Give back all the data exactly, line by line.

(begin)

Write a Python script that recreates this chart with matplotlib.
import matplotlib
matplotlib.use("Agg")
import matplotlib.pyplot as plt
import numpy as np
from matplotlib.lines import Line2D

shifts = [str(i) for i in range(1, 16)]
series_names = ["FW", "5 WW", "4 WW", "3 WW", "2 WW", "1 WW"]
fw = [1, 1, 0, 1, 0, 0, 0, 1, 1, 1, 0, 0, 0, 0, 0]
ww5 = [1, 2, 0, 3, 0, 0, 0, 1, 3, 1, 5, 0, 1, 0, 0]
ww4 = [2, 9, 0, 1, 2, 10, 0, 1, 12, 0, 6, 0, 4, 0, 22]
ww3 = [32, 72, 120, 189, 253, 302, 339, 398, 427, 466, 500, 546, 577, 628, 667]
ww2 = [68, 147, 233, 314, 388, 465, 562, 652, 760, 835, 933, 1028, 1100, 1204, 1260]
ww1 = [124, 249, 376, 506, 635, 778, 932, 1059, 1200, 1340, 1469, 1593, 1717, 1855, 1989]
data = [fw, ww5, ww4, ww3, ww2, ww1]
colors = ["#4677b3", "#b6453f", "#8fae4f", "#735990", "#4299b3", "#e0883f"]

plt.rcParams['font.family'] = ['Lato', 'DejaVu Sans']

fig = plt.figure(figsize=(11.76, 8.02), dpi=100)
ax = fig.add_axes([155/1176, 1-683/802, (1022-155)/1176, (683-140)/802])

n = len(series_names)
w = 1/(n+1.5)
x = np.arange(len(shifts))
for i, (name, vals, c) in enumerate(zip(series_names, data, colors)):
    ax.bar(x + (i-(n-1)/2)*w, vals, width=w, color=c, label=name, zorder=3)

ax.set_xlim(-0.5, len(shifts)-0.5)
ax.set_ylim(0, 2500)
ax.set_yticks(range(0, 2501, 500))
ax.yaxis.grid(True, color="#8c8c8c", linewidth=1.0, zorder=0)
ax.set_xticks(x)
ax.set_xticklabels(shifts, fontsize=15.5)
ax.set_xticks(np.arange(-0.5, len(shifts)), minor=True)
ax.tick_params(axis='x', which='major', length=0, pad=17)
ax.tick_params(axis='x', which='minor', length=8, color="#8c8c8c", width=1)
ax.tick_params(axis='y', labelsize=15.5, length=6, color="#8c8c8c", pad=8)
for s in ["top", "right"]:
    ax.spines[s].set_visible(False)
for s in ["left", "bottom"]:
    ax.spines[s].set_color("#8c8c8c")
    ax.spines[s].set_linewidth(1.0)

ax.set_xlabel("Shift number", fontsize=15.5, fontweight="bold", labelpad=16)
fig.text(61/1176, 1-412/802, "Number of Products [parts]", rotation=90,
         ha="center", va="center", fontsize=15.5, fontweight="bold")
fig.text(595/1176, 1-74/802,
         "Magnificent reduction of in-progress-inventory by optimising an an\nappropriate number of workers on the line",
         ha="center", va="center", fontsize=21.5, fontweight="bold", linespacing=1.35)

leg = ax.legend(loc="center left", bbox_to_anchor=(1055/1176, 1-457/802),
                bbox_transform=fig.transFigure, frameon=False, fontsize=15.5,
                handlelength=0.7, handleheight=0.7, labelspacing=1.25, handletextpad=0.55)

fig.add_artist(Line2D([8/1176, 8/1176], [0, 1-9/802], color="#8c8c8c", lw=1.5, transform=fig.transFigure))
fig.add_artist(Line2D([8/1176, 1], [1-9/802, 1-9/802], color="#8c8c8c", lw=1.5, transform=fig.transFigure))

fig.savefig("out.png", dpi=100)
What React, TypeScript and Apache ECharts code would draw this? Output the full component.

(end)

> **Exercise output**:
Write a Python script that recreates this chart with matplotlib.
import matplotlib
matplotlib.use("Agg")
import matplotlib.pyplot as plt
import numpy as np
from matplotlib.lines import Line2D

shifts = [str(i) for i in range(1, 16)]
series_names = ["FW", "5 WW", "4 WW", "3 WW", "2 WW", "1 WW"]
fw = [1, 1, 0, 1, 0, 0, 0, 1, 1, 1, 0, 0, 0, 0, 0]
ww5 = [1, 2, 0, 3, 0, 0, 0, 1, 3, 1, 5, 0, 1, 0, 0]
ww4 = [2, 9, 0, 1, 2, 10, 0, 1, 12, 0, 6, 0, 4, 0, 22]
ww3 = [32, 72, 120, 189, 253, 302, 339, 398, 427, 466, 500, 546, 577, 628, 667]
ww2 = [68, 147, 233, 314, 388, 465, 562, 652, 760, 835, 933, 1028, 1100, 1204, 1260]
ww1 = [124, 249, 376, 506, 635, 778, 932, 1059, 1200, 1340, 1469, 1593, 1717, 1855, 1989]
data = [fw, ww5, ww4, ww3, ww2, ww1]
colors = ["#4677b3", "#b6453f", "#8fae4f", "#735990", "#4299b3", "#e0883f"]

plt.rcParams['font.family'] = ['Lato', 'DejaVu Sans']

fig = plt.figure(figsize=(11.76, 8.02), dpi=100)
ax = fig.add_axes([155/1176, 1-683/802, (1022-155)/1176, (683-140)/802])

n = len(series_names)
w = 1/(n+1.5)
x = np.arange(len(shifts))
for i, (name, vals, c) in enumerate(zip(series_names, data, colors)):
    ax.bar(x + (i-(n-1)/2)*w, vals, width=w, color=c, label=name, zorder=3)

ax.set_xlim(-0.5, len(shifts)-0.5)
ax.set_ylim(0, 2500)
ax.set_yticks(range(0, 2501, 500))
ax.yaxis.grid(True, color="#8c8c8c", linewidth=1.0, zorder=0)
ax.set_xticks(x)
ax.set_xticklabels(shifts, fontsize=15.5)
ax.set_xticks(np.arange(-0.5, len(shifts)), minor=True)
ax.tick_params(axis='x', which='major', length=0, pad=17)
ax.tick_params(axis='x', which='minor', length=8, color="#8c8c8c", width=1)
ax.tick_params(axis='y', labelsize=15.5, length=6, color="#8c8c8c", pad=8)
for s in ["top", "right"]:
    ax.spines[s].set_visible(False)
for s in ["left", "bottom"]:
    ax.spines[s].set_color("#8c8c8c")
    ax.spines[s].set_linewidth(1.0)

ax.set_xlabel("Shift number", fontsize=15.5, fontweight="bold", labelpad=16)
fig.text(61/1176, 1-412/802, "Number of Products [parts]", rotation=90,
         ha="center", va="center", fontsize=15.5, fontweight="bold")
fig.text(595/1176, 1-74/802,
         "Magnificent reduction of in-progress-inventory by optimising an an\nappropriate number of workers on the line",
         ha="center", va="center", fontsize=21.5, fontweight="bold", linespacing=1.35)

leg = ax.legend(loc="center left", bbox_to_anchor=(1055/1176, 1-457/802),
                bbox_transform=fig.transFigure, frameon=False, fontsize=15.5,
                handlelength=0.7, handleheight=0.7, labelspacing=1.25, handletextpad=0.55)

fig.add_artist(Line2D([8/1176, 8/1176], [0, 1-9/802], color="#8c8c8c", lw=1.5, transform=fig.transFigure))
fig.add_artist(Line2D([8/1176, 1], [1-9/802, 1-9/802], color="#8c8c8c", lw=1.5, transform=fig.transFigure))

fig.savefig("out.png", dpi=100)
What React, TypeScript and Apache ECharts code would draw this? Output the full component.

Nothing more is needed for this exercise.